Ramanujan wrote this essay to get his head around the three hundred versions of Ramayanas he found in popular culture. In his analysis of the literature of Ramayana, he differed from the classic analysis of Indian traditions as a unity in diversity, an “upstairs/downstairs” view of India. The “Great Traditions” written in Sanskrit for the elite; and the vernacular folk tales, the “Little Traditions” for the “little” folks– the semi illiterate, rural regional people, competent only in the mother tongue. The upstairs/downstairs view maintained that there was no essential difference in the motifs, the ideas found in the two traditions, only in quality. Ramanujan did not agree with this view. He said that Indian traditions were like trousers, singular at top, plural at the bottom.
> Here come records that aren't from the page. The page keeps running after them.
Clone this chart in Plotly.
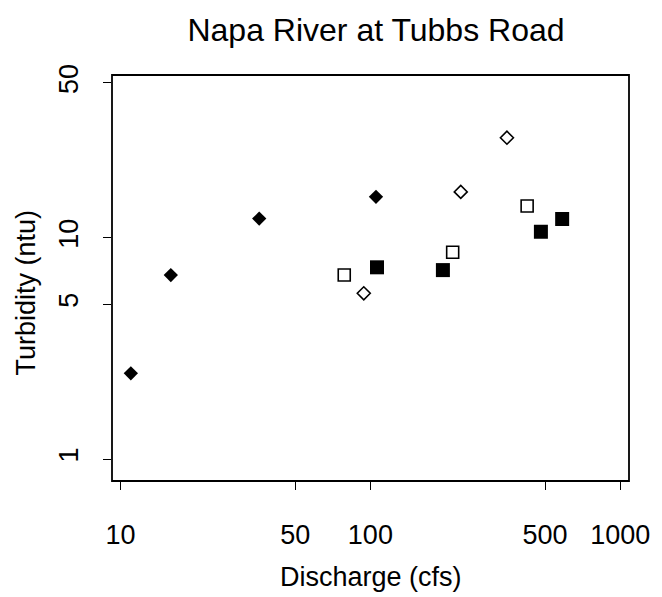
import plotly.graph_objects as go

# Data (discharge in cfs, turbidity in ntu)
filled_diamond_x = [11.0, 15.9, 35.9, 105.3]
filled_diamond_y = [2.44, 6.78, 12.2, 15.3]
open_diamond_x = [94.1, 230.0, 352.0]
open_diamond_y = [5.61, 16.1, 28.3]
open_square_x = [78.6, 213.5, 424.0]
open_square_y = [6.78, 8.59, 13.9]
filled_square_x = [106.3, 195.1, 481.3, 585.5]
filled_square_y = [7.35, 7.14, 10.64, 12.15]

x_ticks = [10, 50, 100, 500, 1000]
y_ticks = [1, 5, 10, 50]

title_text = "Napa River at Tubbs Road"
x_title = "Discharge (cfs)"
y_title = "Turbidity (ntu)"

FONT = "Liberation Sans, Arial, sans-serif"

fig = go.Figure()
fig.add_trace(go.Scatter(x=filled_diamond_x, y=filled_diamond_y, mode="markers",
                         marker=dict(symbol="diamond", size=11, color="black",
                                     line=dict(width=0))))
fig.add_trace(go.Scatter(x=open_diamond_x, y=open_diamond_y, mode="markers",
                         marker=dict(symbol="diamond-open", size=10, color="black",
                                     line=dict(width=1.6, color="black"))))
fig.add_trace(go.Scatter(x=open_square_x, y=open_square_y, mode="markers",
                         marker=dict(symbol="square-open", size=12, color="black",
                                     line=dict(width=1.6, color="black"))))
fig.add_trace(go.Scatter(x=filled_square_x, y=filled_square_y, mode="markers",
                         marker=dict(symbol="square", size=14, color="black",
                                     line=dict(width=0))))

fig.update_layout(
    width=662, height=597,
    margin=dict(l=112, r=22, t=75, b=116),
    paper_bgcolor="white", plot_bgcolor="white",
    showlegend=False,
    font=dict(family=FONT, size=27, color="black"),
    title=dict(text=title_text, x=(112 + 640) / 2 / 662, xanchor="center",
               y=1 - 30 / 597, yanchor="middle", yref="container",
               font=dict(family=FONT, size=32, color="black")),
)

fig.update_xaxes(type="log", range=[0.966, 3.035], tickvals=x_ticks,
                 ticktext=[str(v) for v in x_ticks],
                 ticks="outside", ticklen=8, tickwidth=1.3, tickcolor="black",
                 showgrid=False, zeroline=False, showline=False,
                 ticklabelstandoff=22,
                 tickfont=dict(family=FONT, size=27, color="black"))
fig.update_yaxes(type="log", range=[-0.099, 1.735], tickvals=y_ticks,
                 ticktext=[str(v) for v in y_ticks], tickangle=-90,
                 ticks="outside", ticklen=8, tickwidth=1.3, tickcolor="black",
                 showgrid=False, zeroline=False, showline=False,
                 ticklabelstandoff=14,
                 tickfont=dict(family=FONT, size=27, color="black"))

# plot box
fig.add_shape(type="rect", xref="paper", yref="paper", x0=0, y0=0, x1=1, y1=1,
              line=dict(color="black", width=1.8))

fig.add_annotation(text=x_title, xref="paper", yref="paper",
                   x=0.5, y=-(577 - 481) / 406, xanchor="center", yanchor="middle",
                   showarrow=False, font=dict(family=FONT, size=27, color="black"))
fig.add_annotation(text=y_title, xref="paper", yref="paper",
                   x=(25 - 112.3) / 527.7, y=(481 - 292) / 406, textangle=-90,
                   xanchor="center", yanchor="middle",
                   showarrow=False, font=dict(family=FONT, size=27, color="black"))

fig.write_html("out.html")
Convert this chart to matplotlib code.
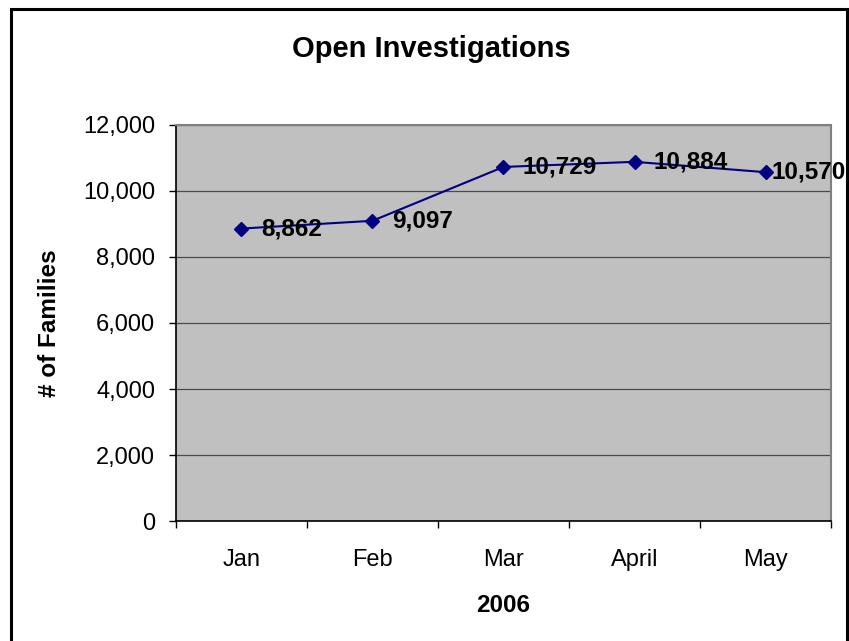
import matplotlib
matplotlib.use('Agg')
import matplotlib.pyplot as plt
from matplotlib.patches import Rectangle
from matplotlib.ticker import FuncFormatter

plt.rcParams['font.family'] = ['Liberation Sans', 'DejaVu Sans']

# Open investigations per month, 2006
months = ['Jan', 'Feb', 'Mar', 'April', 'May']
families = [8862, 9097, 10729, 10884, 10570]
y_ticks = [0, 2000, 4000, 6000, 8000, 10000, 12000]

fig = plt.figure(figsize=(8.49, 6.41), dpi=100)
ax = fig.add_axes([0.2073, 0.1872, 0.7715, 0.6178])
ax.set_facecolor('#C0C0C0')

x = list(range(len(months)))
ax.plot(x, families, color='#000080', linewidth=1.5, marker='D',
        markersize=7.5, markerfacecolor='#000080', markeredgecolor='#000080')

# value labels to the right of each point; the last one is pulled in
# so it stays inside the chart border
for xi, val in zip(x, families):
    dx = 14 if xi < len(months) - 1 else 4
    ax.annotate(f'{val:,}', (xi, val), xytext=(dx, 0), textcoords='offset points',
                ha='left', va='center', fontsize=17.5, fontweight='bold',
                color='black', annotation_clip=False)

ax.set_xlim(-0.5, len(months) - 0.5)
ax.set_ylim(0, 12000)
ax.set_yticks(y_ticks)
ax.yaxis.set_major_formatter(FuncFormatter(lambda v, p: f'{int(v):,}'))
ax.grid(axis='y', color='#4a4a4a', linewidth=0.9)
ax.set_axisbelow(True)

# category ticks sit between the months, labels at the centres
ax.set_xticks([i - 0.5 for i in range(len(months) + 1)])
ax.set_xticklabels([])
ax.set_xticks(x, minor=True)
ax.set_xticklabels(months, minor=True)
ax.tick_params(axis='x', which='major', direction='out', length=5, width=1, color='black')
ax.tick_params(axis='x', which='minor', length=0, pad=20, labelsize=17)
ax.tick_params(axis='y', direction='out', length=5, width=1, pad=10, labelsize=17)

for side in ['top', 'right']:
    ax.spines[side].set_color('#808080')
    ax.spines[side].set_linewidth(1.5)
for side in ['left', 'bottom']:
    ax.spines[side].set_color('black')
    ax.spines[side].set_linewidth(1.2)

ax.set_xlabel('2006', fontsize=17.5, fontweight='bold', labelpad=17)
ax.set_ylabel('# of Families', fontsize=17.5, fontweight='bold', labelpad=16)

fig.text(0.508, 0.9237, 'Open Investigations', ha='center', va='center',
         fontsize=21, fontweight='bold')

# chart border
fig.add_artist(Rectangle((11 / 849, -0.02), (847 - 11) / 849, 1 - 9 / 641 + 0.02,
                         transform=fig.transFigure, fill=False,
                         edgecolor='black', linewidth=2.2))

fig.savefig('out.png', dpi=100)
Using the example of a Ramayana from both traditions, Valmiki’s Ramayana in Sanskrit, considered to be the original or Ur-text, a “Great Tradition”, and Kampan’s Ramayana (Iramavataram), in Tamil, the “Little” tradition, he showed that though later Ramayanas base their weave and textures on previous Ramayanas, their colors are very different. In a sense subsequent works are like Ragas or Jazz, maintaining the essential story structure and characters but freely improvising the melody. Not only this, each Ramayana generates its own offspring. For example, the Tamil Kampan Ramayana is an important link in transmission of the Rama story to South East Asia. It has been convincingly shown that the eighteenth century Thai Ramekin owes much to the Tamil epic. There are differences in the Jain telling. Here Rama does not even kill Ravana, as he does in the Hindu Ramayana. For Rama is an evolved Jain soul. This is his last birth, so is loath to kill anything. In the Jain version, Lakshmana slays Ravana. In the oral traditions of the untouchable bards of South India, Ravana eats a magical mango and becomes pregnant with Sita. He sneezes and Sita (with means “he sneezed”), is born of the sneeze. Hence, in this tradition, Sita is Ravana’s daughter. He puts Sita in a box and leaves her in Janaka’s field. Outside India, there are a variety of telling of the Rama story in Tibet, Thailand, Burma, Laos, Cambodia, Malaysia, Java and Indonesia, each with different telling.

The essential point that Ramanujan makes in this essay is that the “Little Tradition” at the bottom is plural and not singular. There is no one single Ramayana, with a singular message at the level of the little people, at the level of the illiterate rural people who rejoice in folk tales, in the grandmother stories told in the popular tongue.

However, the fundamentalists, together with the Delhi University, disagrees with this interpretation. For them there is only a single interpretation, a single message that the Ramayana conveys, and all the other Ramayanas are mere blemishes, for which A.K Ramanujan is to be held personally responsible for bringing to light. Hence A.K. Ramanujan is persona non-grata with the Delhi University, and the hardliners, and hence he, together with the 299 other Ramayanas are to be erased and blotted from memory.